Superconducting circuits are among the leading platforms for quantum computing. The main building block of a superconducting circuit is the superconducting qubit, which is based on the Josephson tunnel junction, a non-dissipative and non-linear electrical element that enables long-coherence times and high-fidelity gate operations. With recent advances in scaling to qubit arrays and surface code architectures, significant efforts are being made to reduce errors due to unintentional cross-talk between qubits and to avoid leakage into non-computational states.

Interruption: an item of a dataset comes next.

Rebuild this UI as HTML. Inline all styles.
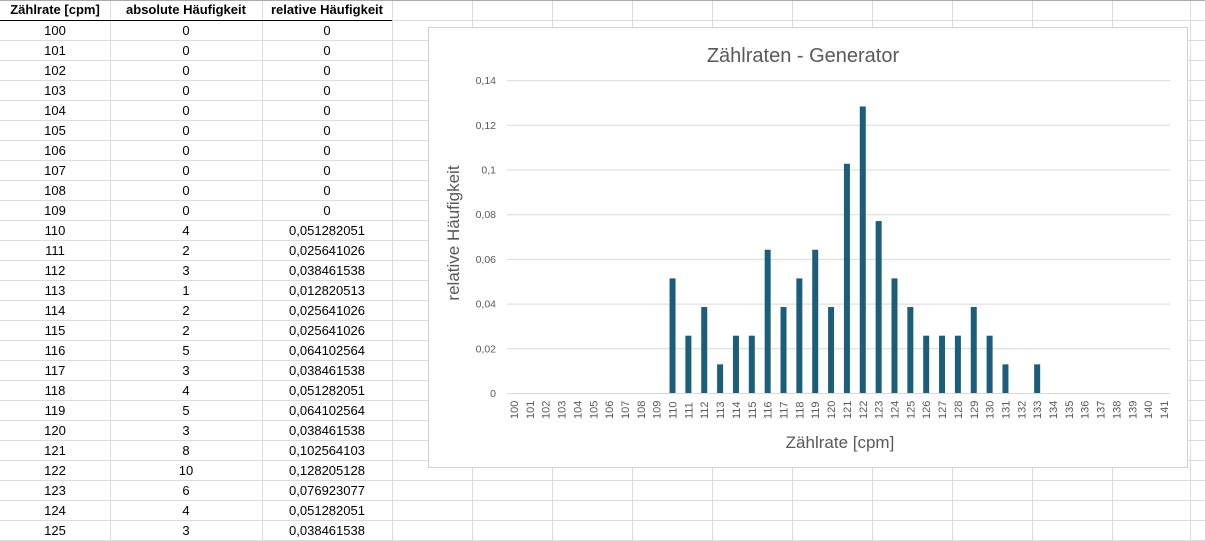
<!DOCTYPE html>
<html><head><meta charset="utf-8"><style>
body{margin:0;width:1205px;height:541px;overflow:hidden;background:#fff;font-family:"Liberation Sans",sans-serif;position:relative}
.t{position:absolute;font-size:13px;color:#000;text-align:center;line-height:20px;height:20px}
</style></head><body>
<svg width="1205" height="541" style="position:absolute;left:0;top:0" xmlns="http://www.w3.org/2000/svg">
<g stroke="#dcdcdc" stroke-width="1" id="grid"></g>
<line x1="0" y1="0.5" x2="1205" y2="0.5" stroke="#aaa"/>
<line x1="0" y1="20.5" x2="392" y2="20.5" stroke="#000"/>
<rect x="428.5" y="27.5" width="759" height="440" fill="#fff" stroke="#d0d0d0"/>
<text x="803" y="62" font-size="20" fill="#595959" text-anchor="middle" font-family="Liberation Sans, sans-serif">Zählraten - Generator</text>
<g id="chart"></g>
<text x="840" y="448" font-size="17" fill="#595959" text-anchor="middle">Zählrate [cpm]</text>
<text transform="translate(459,233) rotate(-90)" font-size="17" fill="#595959" text-anchor="middle">relative Häufigkeit</text>
</svg>
<div id="tbl"></div>
<script>
var g=document.getElementById('grid'),s='';
var vx=[110,262,392,472,552,632,712,792,872,952,1032,1112,1190];
vx.forEach(function(x){s+='<line x1="'+(x+.5)+'" y1="0" x2="'+(x+.5)+'" y2="541"/>';});
for(var r=1;r<=27;r++){var y=20*r+.5;s+='<line x1="0" y1="'+y+'" x2="1205" y2="'+y+'"/>';}
g.innerHTML=s;
var abs=[0,0,0,0,0,0,0,0,0,0,4,2,3,1,2,2,5,3,4,5,3,8,10,6,4,3,2,2,2,3,2,1,0,1,0,0,0,0,0,0,0,0];
var rel={4:'0,051282051',2:'0,025641026',3:'0,038461538',1:'0,012820513',5:'0,064102564',8:'0,102564103',10:'0,128205128',6:'0,076923077'};
var c='';
var y0=393,k=44.7/0.02,x0=514,dx=650/41;
for(var i=0;i<=7;i++){var yy=y0-i*44.7;c+='<line x1="507" y1="'+(yy+.5)+'" x2="1170" y2="'+(yy+.5)+'" stroke="#d9d9d9"/>';
c+='<text x="496" y="'+(yy+4)+'" font-size="10.5" fill="#595959" text-anchor="end">'+(i==0?'0':('0,'+(i*2<10?'0':'')+(i*2)).replace(/0$/,'')) +'</text>';}
for(var i=0;i<42;i++){var x=x0+i*dx;var h=abs[i]/78*k;
if(h>0)c+='<rect x="'+(x-3)+'" y="'+(y0-h)+'" width="6" height="'+h+'" fill="#1b5e7b"/>';
c+='<text transform="translate('+(x+4)+',419) rotate(-90)" font-size="11" fill="#595959">'+(100+i)+'</text>';}
document.getElementById('chart').innerHTML=c;
var t='';
t+='<div class="t" style="left:0;top:0;width:110px;font-weight:bold">Zählrate [cpm]</div>';
t+='<div class="t" style="left:110px;top:0;width:152px;font-weight:bold">absolute Häufigkeit</div>';
t+='<div class="t" style="left:262px;top:0;width:130px;font-weight:bold">relative Häufigkeit</div>';
for(var i=0;i<26;i++){var y=20+i*20+1;var a=abs[i];
t+='<div class="t" style="left:0;top:'+y+'px;width:110px">'+(100+i)+'</div>';
t+='<div class="t" style="left:110px;top:'+y+'px;width:152px">'+a+'</div>';
t+='<div class="t" style="left:262px;top:'+y+'px;width:130px">'+(a?rel[a]:'0')+'</div>';}
document.getElementById('tbl').innerHTML=t;
</script>
</body></html>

The past years have shown rapid progress towards the realization of a topological superconductor (TSC), which is a quasi one-dimensional superconductor that hosts Majorana bound states (MBSs) at its ends and which may be useful in building a robust quantum computer. (An MBS is a zero-energy quasi-particle in a superconductor. An MBS is its own anti-particle.) Potential platforms for TSCs include hybrid superconductor (SC)-semiconductor nanowire devices under magnetic fields, chains of magnetic atoms on top of a SC substrate, and vortices in SC-topological insulator heterostructures. These platforms are designed to search for unpaired MBSs.
Topological superconductivity may also exist in time-reversal-invariant (TRI) systems (systems that are not exposed to magnetic fields) and could give rise to Kramers doublets of MBSs, also called Majorana Kramers pairs (MKPs). (An MKP consists of exactly two MBSs that transform into each other through the time-reversal symmetry operation.) In particular, a one-dimensional TRI TSC wire could host spatially separated MKPs at its two ends. Despite consisting of two MBSs, an isolated MKP is a robust zero-energy degree of freedom protected by time reversal symmetry and is therefore time-reversal-invarient.